The song, “Yankee Doodle Dandy,” which I have heard and sung on and off my entire life, turns out to have originated in the 18th century before the American Revolution. The term “Yankee Doddle Dandy” was an insult invented by the British to apply to the Americans resisting Britain. It suggested that the rebels were both gay and bumbling.

The song was written at Fort Crailo around 1755 by British Army surgeon Richard Shuckburgh while campaigning in Rensselaer, New York. Over time, the Americans adopted the song for themselves, and it became something of a patriotic hit. It is now that state song of Connecticut.

Macaroni was considered a food of great delicacy in eighteenth century America, and it became the name of a fashionable wig. That led to use of the word to refer to a fop who gave undue attention to his attire.
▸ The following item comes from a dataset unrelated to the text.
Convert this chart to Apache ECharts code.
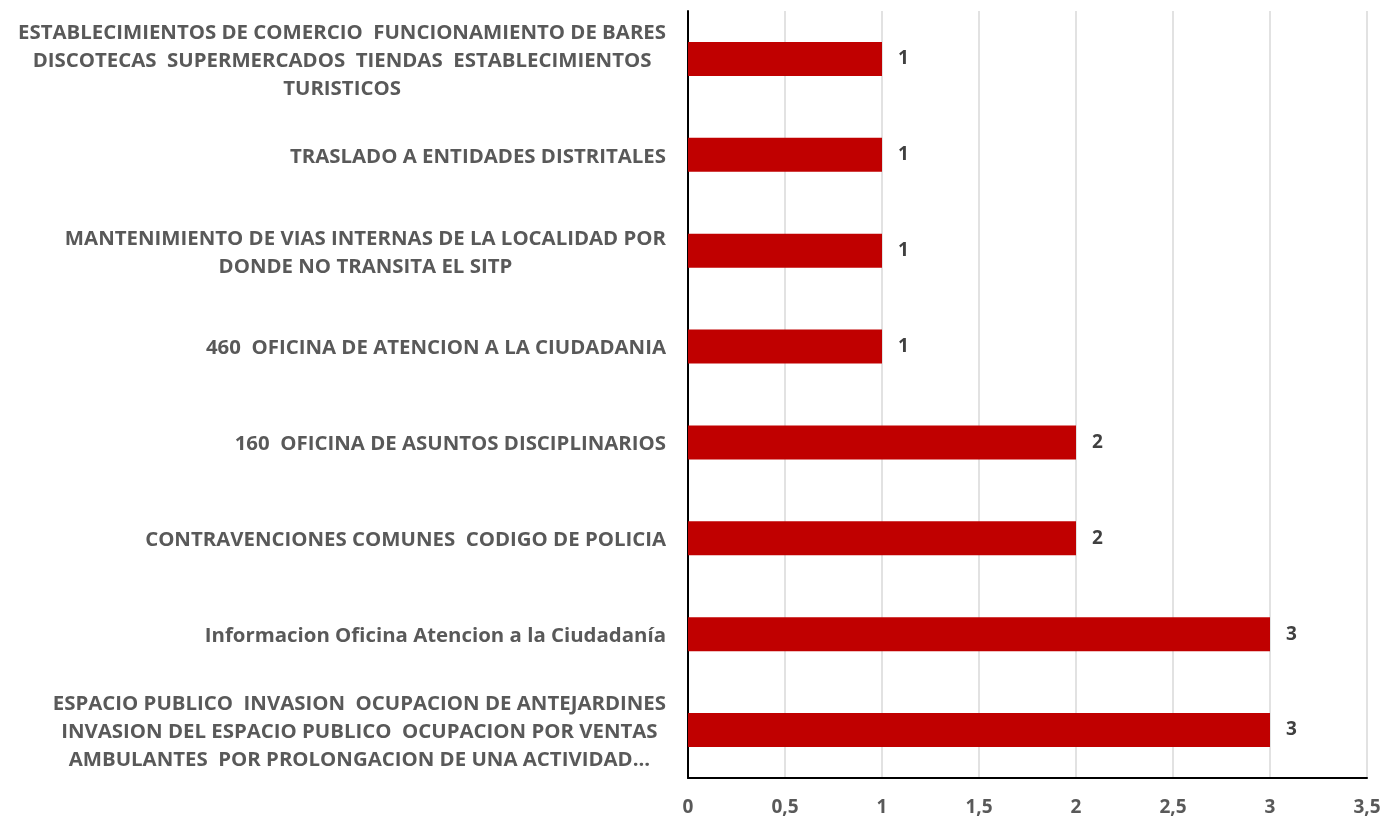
<!DOCTYPE html>
<html>
<head>
<meta charset="utf-8">
<script src="https://cdn.jsdelivr.net/npm/echarts@6/dist/echarts.min.js"></script>
<style>
  html, body { margin: 0; padding: 0; background: #fff; }
  #bar-chart { width: 1389px; height: 821px; }
</style>
</head>
<body>
<div id="bar-chart"></div>
<script>
// categories, top to bottom as in the picture
var categories = [
    'ESTABLECIMIENTOS DE COMERCIO  FUNCIONAMIENTO DE BARES\nDISCOTECAS  SUPERMERCADOS  TIENDAS  ESTABLECIMIENTOS\nTURISTICOS',
    'TRASLADO A ENTIDADES DISTRITALES',
    'MANTENIMIENTO DE VIAS INTERNAS DE LA LOCALIDAD POR\nDONDE NO TRANSITA EL SITP',
    '460  OFICINA DE ATENCION A LA CIUDADANIA',
    '160  OFICINA DE ASUNTOS DISCIPLINARIOS',
    'CONTRAVENCIONES COMUNES  CODIGO DE POLICIA',
    'Informacion Oficina Atencion a la Ciudadanía',
    'ESPACIO PUBLICO  INVASION  OCUPACION DE ANTEJARDINES\nINVASION DEL ESPACIO PUBLICO  OCUPACION POR VENTAS\nAMBULANTES  POR PROLONGACION DE UNA ACTIVIDAD...'
];
var values = [1, 1, 1, 1, 2, 2, 3, 3];
var xTicks = ['0', '0,5', '1', '1,5', '2', '2,5', '3', '3,5'];

var fontFam = '"Open Sans", sans-serif';

function barChart(){
    var chart = echarts.init(document.getElementById('bar-chart'));
    var option = {
        animation: false,
        grid: {
            left: 688,
            right: 22,
            top: 11,
            bottom: 43,
            containLabel: false
        },
        xAxis: {
            type: 'value',
            min: 0,
            max: 3.5,
            interval: 0.5,
            axisLine: { show: true, lineStyle: { color: '#000', width: 2 } },
            axisTick: { show: false },
            splitLine: { show: true, lineStyle: { color: '#d9d9d9', width: 1.5 } },
            axisLabel: {
                margin: 20,
                color: '#595959',
                fontFamily: fontFam,
                fontWeight: 'bold',
                fontSize: 19,
                formatter: function(v){ return xTicks[Math.round(v * 2)]; }
            }
        },
        yAxis: {
            type: 'category',
            inverse: true,
            data: categories,
            axisLine: { show: true, lineStyle: { color: '#000', width: 2 } },
            axisTick: { show: false },
            axisLabel: {
                margin: 22,
                color: '#595959',
                fontFamily: fontFam,
                fontWeight: 'bold',
                fontSize: 20.4,
                lineHeight: 28,
                padding: [4, 0, 0, 0],
                formatter: function(v){
                    return v.split('\n').map(function(l){ return '{c|' + l + '}'; }).join('\n');
                },
                rich: {
                    c: {
                        align: 'center',
                        color: '#595959',
                        fontFamily: fontFam,
                        fontWeight: 'bold',
                        fontSize: 20.4,
                        lineHeight: 28
                    }
                }
            }
        },
        series: [{
            type: 'bar',
            data: values,
            barWidth: 34,
            itemStyle: { color: '#c00000' },
            label: {
                show: true,
                position: 'right',
                distance: 16,
                color: '#404040',
                fontFamily: fontFam,
                fontWeight: 'bold',
                fontSize: 19
            }
        }]
    };

    chart.setOption(option);
    window.onresize = function(){
        chart.resize();
    };
}

barChart();
</script>
</body>
</html>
My Merriam-Webster Unabridged offers several definitions of macaroni; one is “a precious affected young man.” The song suggests the foolishness of a youngster who thought that putting a feather in his cap would make him into macaroni, that is, a man of style.

The first line of the song, both words and music, is quoted in George M. Cohan’s song, “I’m a Yankee Doodle Dandy.” That song was written for the musical Little Johnny Jones, that opened at the Liberty Theater in New York on November 7, 1904.

So here I am, at an advanced age, singing a song that, unbeknownst to me, originated before the U.S. gained its independence from the U.K. Will wonders never cease?